The U.S. Education Department returned its decision on the Title IX probe at Harvard Law, ruling that the school broke federal law in their sexual assault policies.

According to the Huffington Post, the ED's Office for Civil Rights (OCR) determined that Harvard Law gave more rights to those accused of sexual assault than to the victims. The OCR opened their investigation in Dec. 2010 and concluded it on Dec. 23 of this year.

In two complaints, the ED found Harvard Law at fault for being unfair to the complainant.

In the first instance, the school gave the accused person a supplemental hearing in which that person was allowed to make a testimony and be represented by an attorney. But Harvard did not allow the complainant the same rights and took 13 months to return their ruling.

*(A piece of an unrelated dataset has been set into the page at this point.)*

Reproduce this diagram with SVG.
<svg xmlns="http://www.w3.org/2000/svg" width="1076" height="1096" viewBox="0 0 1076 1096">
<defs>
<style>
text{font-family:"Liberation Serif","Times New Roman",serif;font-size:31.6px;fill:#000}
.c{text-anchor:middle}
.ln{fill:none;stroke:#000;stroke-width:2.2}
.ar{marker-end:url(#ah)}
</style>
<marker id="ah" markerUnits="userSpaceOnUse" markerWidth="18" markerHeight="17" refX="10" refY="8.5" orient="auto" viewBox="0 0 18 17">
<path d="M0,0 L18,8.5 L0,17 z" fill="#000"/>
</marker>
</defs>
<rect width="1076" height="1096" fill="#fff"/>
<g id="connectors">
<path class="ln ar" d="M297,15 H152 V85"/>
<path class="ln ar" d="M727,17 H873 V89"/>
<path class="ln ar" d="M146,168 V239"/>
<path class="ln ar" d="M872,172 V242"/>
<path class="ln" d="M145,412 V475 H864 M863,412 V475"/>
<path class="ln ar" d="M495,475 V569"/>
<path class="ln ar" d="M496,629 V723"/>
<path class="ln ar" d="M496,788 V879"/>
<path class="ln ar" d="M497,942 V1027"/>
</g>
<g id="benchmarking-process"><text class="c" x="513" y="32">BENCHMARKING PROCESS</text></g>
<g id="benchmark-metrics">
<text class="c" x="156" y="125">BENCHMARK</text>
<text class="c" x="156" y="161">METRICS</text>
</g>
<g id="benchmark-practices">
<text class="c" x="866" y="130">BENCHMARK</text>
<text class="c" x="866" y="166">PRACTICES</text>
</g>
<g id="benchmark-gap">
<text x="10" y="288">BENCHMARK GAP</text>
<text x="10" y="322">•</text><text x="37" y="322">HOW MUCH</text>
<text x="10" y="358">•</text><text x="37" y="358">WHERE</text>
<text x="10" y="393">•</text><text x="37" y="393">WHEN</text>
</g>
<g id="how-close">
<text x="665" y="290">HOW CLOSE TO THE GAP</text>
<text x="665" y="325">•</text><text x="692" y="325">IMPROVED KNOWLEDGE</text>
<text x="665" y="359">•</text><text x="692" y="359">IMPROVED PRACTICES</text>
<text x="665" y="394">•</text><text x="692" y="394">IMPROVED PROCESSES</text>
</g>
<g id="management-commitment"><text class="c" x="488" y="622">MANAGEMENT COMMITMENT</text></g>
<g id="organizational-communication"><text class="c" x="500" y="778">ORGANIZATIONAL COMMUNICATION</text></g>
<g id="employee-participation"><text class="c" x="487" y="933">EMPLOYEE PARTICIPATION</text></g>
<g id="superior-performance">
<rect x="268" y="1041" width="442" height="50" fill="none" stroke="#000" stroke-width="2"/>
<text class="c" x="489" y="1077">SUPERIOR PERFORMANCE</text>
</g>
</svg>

In the second instance, the ED found Harvard Law to have classified their burden of proof as "clear and convincing" evidence. That would violate the federally mandated "preponderance of the evidence" standard.

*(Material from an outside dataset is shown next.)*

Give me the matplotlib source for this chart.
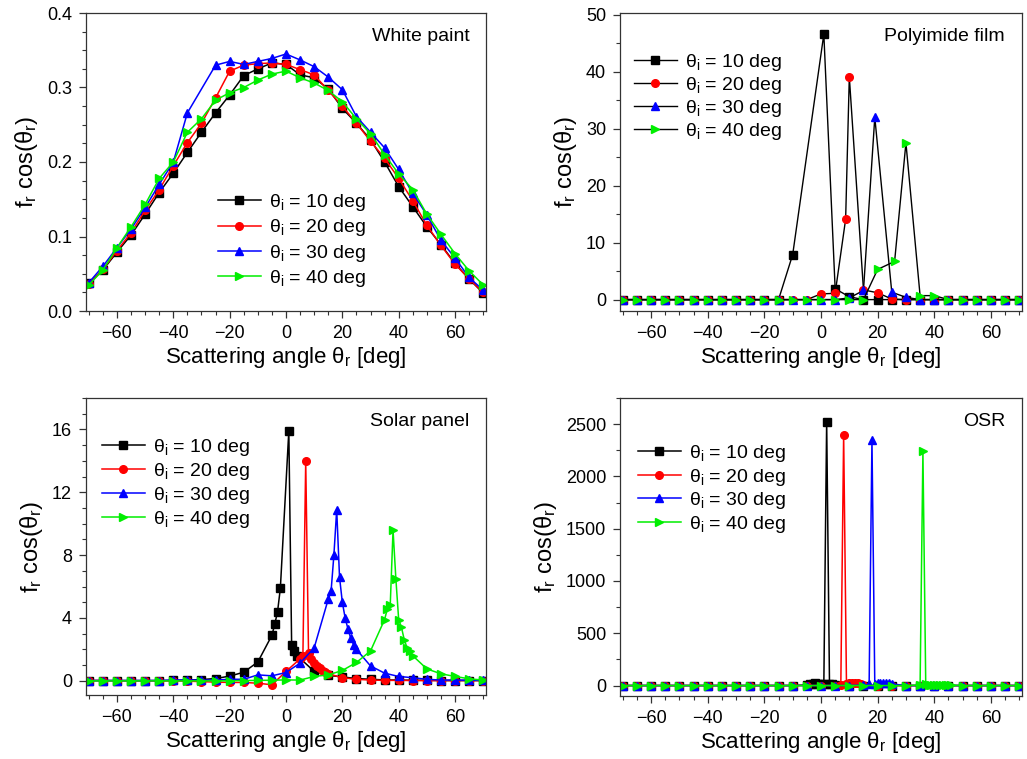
import matplotlib
matplotlib.use("Agg")
import matplotlib.pyplot as plt
from matplotlib.ticker import MultipleLocator

plt.rcParams['font.family'] = ['Liberation Sans', 'DejaVu Sans']
plt.rcParams['mathtext.fontset'] = 'custom'
plt.rcParams['mathtext.rm'] = 'Liberation Sans'
plt.rcParams['mathtext.it'] = 'Liberation Sans'

# === Data ===
labels = ['θ$_\\mathregular{i}$ = 10 deg', 'θ$_\\mathregular{i}$ = 20 deg',
          'θ$_\\mathregular{i}$ = 30 deg', 'θ$_\\mathregular{i}$ = 40 deg']
colors = ['#000000', '#ff0000', '#0000ff', '#00ee00']
markers = ['s', 'o', '^', '>']

# White paint
wp_x = [-70, -65, -60, -55, -50, -45, -40, -35, -30, -25, -20, -15, -10, -5, 0,
        5, 10, 15, 20, 25, 30, 35, 40, 45, 50, 55, 60, 65, 70]
wp_x30 = [-70, -65, -60, -55, -50, -45, -40, -35, -25, -20, -15, -10, -5, 0,
          5, 10, 15, 20, 25, 30, 35, 40, 45, 50, 55, 60, 65, 70]
wp_10 = [0.037, 0.055, 0.079, 0.102, 0.130, 0.159, 0.185, 0.213, 0.240, 0.266, 0.290, 0.316,
         0.325, 0.333, 0.331, 0.317, 0.313, 0.298, 0.272, 0.252, 0.230, 0.200, 0.167, 0.140,
         0.113, 0.089, 0.064, 0.043, 0.024]
wp_20 = [0.036, 0.056, 0.081, 0.105, 0.135, 0.163, 0.195, 0.226, 0.252, 0.286, 0.322, 0.330,
         0.332, 0.333, 0.331, 0.324, 0.317, 0.296, 0.275, 0.252, 0.228, 0.205, 0.178, 0.148,
         0.115, 0.088, 0.063, 0.043, 0.025]
wp_30 = [0.038, 0.060, 0.085, 0.110, 0.139, 0.170, 0.200, 0.266, 0.330, 0.335, 0.331,
         0.335, 0.339, 0.345, 0.337, 0.328, 0.314, 0.297, 0.261, 0.240, 0.219, 0.190, 0.158,
         0.129, 0.095, 0.071, 0.045, 0.028]
wp_40 = [0.035, 0.055, 0.085, 0.113, 0.143, 0.178, 0.200, 0.240, 0.258, 0.283, 0.293, 0.300,
         0.310, 0.318, 0.322, 0.313, 0.306, 0.296, 0.281, 0.258, 0.238, 0.210, 0.184, 0.163,
         0.130, 0.103, 0.077, 0.054, 0.035]

# Polyimide film
pf_x10 = [-70, -65, -60, -55, -50, -45, -40, -35, -30, -25, -20, -15, -10, 1, 5, 10, 15,
          20, 25, 30, 35, 40, 45, 50, 55, 60, 65, 70]
pf_10 = [0, 0, 0, 0, 0, 0, 0, 0, 0, 0, 0, 0, 7.9, 46.6, 1.9, 0.5, 0.0,
         0, 0, 0, 0, 0, 0, 0, 0, 0, 0, 0]
pf_x20 = [-70, -65, -60, -55, -50, -45, -40, -35, -30, -25, -20, -15, -10, -5, 0, 5, 8.7,
          10, 15, 20, 25, 30, 35, 40, 45, 50, 55, 60, 65, 70]
pf_20 = [0, 0, 0, 0, 0, 0, 0, 0, 0, 0, 0, 0, 0, 0, 1.0, 1.1, 14.1,
         39.1, 1.7, 1.2, 0.1, 0, 0, 0, 0, 0, 0, 0, 0, 0]
pf_x30 = [-70, -65, -60, -55, -50, -45, -40, -35, -30, -25, -20, -15, -10, -5, 0, 5, 10,
          15, 19, 25, 30, 35, 40, 45, 50, 55, 60, 65, 70]
pf_30 = [0, 0, 0, 0, 0, 0, 0, 0, 0, 0, 0, 0, 0, 0, 0, 0, 0.3,
         1.6, 32.0, 1.3, 0.4, 0, 0, 0, 0, 0, 0, 0, 0]
pf_x40 = [-70, -65, -60, -55, -50, -45, -40, -35, -30, -25, -20, -15, -10, -5, 0, 5, 10,
          15, 20, 26, 30, 35, 40, 45, 50, 55, 60, 65, 70]
pf_40 = [0, 0, 0, 0, 0, 0, 0, 0, 0, 0, 0, 0, 0, 0, 0, 0, 0,
         0, 5.3, 6.7, 27.5, 0.7, 0.7, 0, 0, 0, 0, 0, 0]

# Solar panel
sp_x10 = [-70, -65, -60, -55, -50, -45, -40, -35, -30, -25, -20, -15, -10, -5, -4, -3, -2,
          1, 2, 3, 4, 10, 15, 20, 25, 30, 35, 40, 45, 50, 55, 60, 65, 70]
sp_10 = [0.02, 0.02, 0.02, 0.02, 0.02, 0.02, 0.03, 0.05, 0.08, 0.15, 0.3, 0.55, 1.2, 2.9,
         3.6, 4.4, 5.9, 15.9, 2.3, 1.9, 1.6, 0.6, 0.35, 0.25, 0.15, 0.1, 0.06, 0.05, 0.04,
         0.03, 0.02, 0.02, 0.02, 0.02]
sp_x20 = [-70, -65, -60, -55, -50, -45, -40, -35, -30, -25, -20, -15, -10, -5, 0, 5, 6, 7,
          8, 9, 10, 11, 12, 13, 14, 15, 20, 25, 30, 35, 40, 45, 50, 55, 60, 65, 70]
sp_20 = [0.02, 0.02, 0.0, 0.0, 0.0, 0.0, 0.0, -0.02, -0.05, -0.08, -0.1, -0.1, -0.15, -0.25,
         0.6, 1.4, 1.6, 14.0, 1.8, 1.4, 1.15, 0.95, 0.8, 0.65, 0.55, 0.45, 0.2, 0.1, 0.05,
         0.03, 0.03, 0.02, 0.02, 0.02, 0.02, 0.02, 0.02]
sp_x30 = [-70, -65, -60, -55, -50, -45, -40, -35, -30, -25, -20, -15, -10, -5, 0, 5, 10, 15,
          16, 17, 18, 19, 20, 21, 22, 23, 24, 25, 30, 35, 40, 45, 50, 55, 60, 65, 70]
sp_30 = [0.02, 0.02, 0.02, 0.02, 0.02, 0.02, 0.05, 0.05, 0.05, 0.05, 0.1, 0.1, 0.38, 0.32,
         0.53, 1.13, 2.1, 5.2, 5.7, 8.0, 10.9, 6.6, 5.0, 4.0, 3.3, 2.7, 2.3, 2.0, 0.95, 0.49,
         0.28, 0.2, 0.1, 0.05, 0.05, 0.04, 0.03]
sp_x40 = [-70, -65, -60, -55, -50, -45, -40, -35, -30, -25, -20, -15, -10, -5, 0, 5, 10, 15,
          20, 25, 30, 35, 36, 37, 38, 39, 40, 41, 42, 43, 44, 45, 50, 55, 60, 65, 70]
sp_40 = [0.0, 0.0, 0.0, 0.0, 0.0, 0.0, 0.0, 0.0, 0.0, 0.0, 0.0, 0.02, 0.03, 0.04, 0.06,
         0.05, 0.28, 0.38, 0.66, 1.17, 1.9, 3.9, 4.6, 4.8, 9.6, 6.5, 3.9, 3.4, 2.6, 2.1, 1.9,
         1.6, 0.76, 0.45, 0.28, 0.13, 0.05]

# OSR
osr_x10 = [-70, -65, -60, -55, -50, -45, -40, -35, -30, -25, -20, -15, -10, -5, -4, -3, -2,
           -1, 0, 1, 2, 3, 4, 5, 10, 15, 20, 25, 30, 35, 40, 45, 50, 55, 60, 65, 70]
osr_10 = [0, 0, 0, 0, 0, 0, 0, 0, 0, 0, 0, 0, 0, 5, 15, 18, 20, 18, 15, 10, 2525, 15, 10, 5,
          0, 0, 0, 0, 0, 0, 0, 0, 0, 0, 0, 0, 0]
osr_x20 = [-70, -65, -60, -55, -50, -45, -40, -35, -30, -25, -20, -15, -10, -5, 0, 5, 7, 8, 9,
           10, 11, 12, 13, 14, 15, 20, 25, 30, 35, 40, 45, 50, 55, 60, 65, 70]
osr_20 = [0, 0, 0, 0, 0, 0, 0, 0, 0, 0, 0, 0, 0, 0, 0, 0, 5, 2400, 10, 20, 22, 22, 20, 18, 5,
          0, 0, 0, 0, 0, 0, 0, 0, 0, 0, 0]
osr_x30 = [-70, -65, -60, -55, -50, -45, -40, -35, -30, -25, -20, -15, -10, -5, 0, 5, 10, 15,
           17, 18, 19, 20, 21, 22, 23, 24, 25, 30, 35, 40, 45, 50, 55, 60, 65, 70]
osr_30 = [0, 0, 0, 0, 0, 0, 0, 0, 0, 0, 0, 0, 0, 0, 0, 0, 0, 5, 10, 2350, 15, 25, 28, 28, 25,
          22, 15, 0, 0, 0, 0, 0, 0, 0, 0, 0]
osr_x40 = [-70, -65, -60, -55, -50, -45, -40, -35, -30, -25, -20, -15, -10, -5, 0, 5, 10, 15,
           20, 25, 30, 35, 36, 37, 38, 39, 40, 41, 42, 43, 44, 45, 46, 50, 55, 60, 65, 70]
osr_40 = [0, 0, 0, 0, 0, 0, 0, 0, 0, 0, 0, 0, 0, 0, 0, 0, 0, 0, 0, 0, 0, 5, 2240, 10, 8, 8,
          8, 8, 8, 8, 6, 5, 3, 0, 0, 0, 0, 0]

# === Figure layout (pixel boxes) ===
W, H = 1027, 759
fig = plt.figure(figsize=(W / 100, H / 100), dpi=100)


def make_ax(left, top, right, bottom):
    return fig.add_axes([left / W, (H - bottom) / H, (right - left) / W, (bottom - top) / H])


def style_ax(ax, ylim, ymaj, ymin, fmt=None):
    ax.set_xlim(-71, 71)
    ax.set_ylim(*ylim)
    ax.xaxis.set_major_locator(MultipleLocator(20))
    ax.xaxis.set_minor_locator(MultipleLocator(5))
    ax.yaxis.set_major_locator(MultipleLocator(ymaj))
    ax.yaxis.set_minor_locator(MultipleLocator(ymin))
    ax.tick_params(which='both', direction='out', top=False, right=False, color='#333333')
    ax.tick_params(which='major', length=5, width=0.9, pad=5, labelsize=13)
    ax.tick_params(which='minor', length=3, width=0.8)
    for s in ax.spines.values():
        s.set_color('#333333')
        s.set_linewidth(0.9)
    ax.set_xlabel('Scattering angle θ$_\\mathregular{r}$ [deg]', fontsize=16, labelpad=2)
    ax.set_ylabel('f$_\\mathregular{r}$ cos(θ$_\\mathregular{r}$)', fontsize=17, labelpad=5)
    if fmt:
        ax.yaxis.set_major_formatter(fmt)


ax1 = make_ax(86, 13, 486, 311)
ax2 = make_ax(620, 13, 1022, 311)
ax3 = make_ax(86, 398, 486, 695)
ax4 = make_ax(620, 398, 1022, 696)

leg_kw = dict(loc='upper left', frameon=False, fontsize=14, handlelength=2.2,
              handletextpad=0.45, borderaxespad=0)

# White paint
for x, y, c, m, lab in zip([wp_x, wp_x, wp_x30, wp_x], [wp_10, wp_20, wp_30, wp_40],
                           colors, markers, labels):
    ax1.plot(x, y, color=c, marker=m, ms=5.5, lw=1.1, label=lab)
style_ax(ax1, (0, 0.4), 0.1, 0.025, plt.FormatStrFormatter('%.1f'))
ax1.legend(bbox_to_anchor=(0.31, 0.425), labelspacing=0.22, **leg_kw)
ax1.text(0.96, 0.92, 'White paint', transform=ax1.transAxes, ha='right', va='center', fontsize=14)

# Polyimide film (black connecting lines)
for x, y, c, m, lab in zip([pf_x10, pf_x20, pf_x30, pf_x40], [pf_10, pf_20, pf_30, pf_40],
                           colors, markers, labels):
    ax2.plot(x, y, color='black', marker=m, mfc=c, mec=c, ms=5.5, lw=1.0, label=lab)
style_ax(ax2, (-2, 50.3), 10, 5)
ax2.legend(bbox_to_anchor=(0.015, 0.895), labelspacing=0.1, **leg_kw)
ax2.text(0.958, 0.92, 'Polyimide film', transform=ax2.transAxes, ha='right', va='center',
         fontsize=14)

# Solar panel
for x, y, c, m, lab in zip([sp_x10, sp_x20, sp_x30, sp_x40], [sp_10, sp_20, sp_30, sp_40],
                           colors, markers, labels):
    ax3.plot(x, y, color=c, marker=m, ms=5.5, lw=1.1, label=lab)
style_ax(ax3, (-0.9, 18), 4, 1)
ax3.legend(bbox_to_anchor=(0.02, 0.895), labelspacing=0.15, **leg_kw)
ax3.text(0.957, 0.92, 'Solar panel', transform=ax3.transAxes, ha='right', va='center',
         fontsize=14)

# OSR
for x, y, c, m, lab in zip([osr_x10, osr_x20, osr_x30, osr_x40], [osr_10, osr_20, osr_30, osr_40],
                           colors, markers, labels):
    ax4.plot(x, y, color=c, marker=m, ms=5.5, lw=1.1, label=lab)
style_ax(ax4, (-100, 2750), 500, 250)
ax4.legend(bbox_to_anchor=(0.025, 0.875), labelspacing=0.13, **leg_kw)
ax4.text(0.958, 0.92, 'OSR', transform=ax4.transAxes, ha='right', va='center', fontsize=14)

fig.savefig('out.png', dpi=100)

This newly released ruling is not to be confused with a separate Title IX probe the OCR is currently conducting at Harvard College, the Ivy League institution's undergraduate school. Students at Harvard have been advocating this academic year for a new policy that emulates California's "Yes Means Yes" policy that is currently catching on in other states as well.

The school passed a new policy on sexual harassment and sexual assault in the summer and Harvard Law professors later wrote an op-ed in the Boston Globe publicly opposing it. They argued that Harvard's new policy and others sweeping the nation are unfair to the accused and unfairly lower the burden of proof.

An attorney at the helm of the 2010 complaint agains Harvard Law, Wendy Murphy told the HP the most recent decision at Harvard Law, the ED's sixth of this year, should turn some heads. In the movement to reform campus sexual assault, she said it would take the nation's most recognizable campuses to bring attention to the issue.

"When Harvard gets in trouble, everyone pays attention," Murphy said, "and unlike changes at lower-tiered schools, change at the top trickles down, so it's a particularly important case."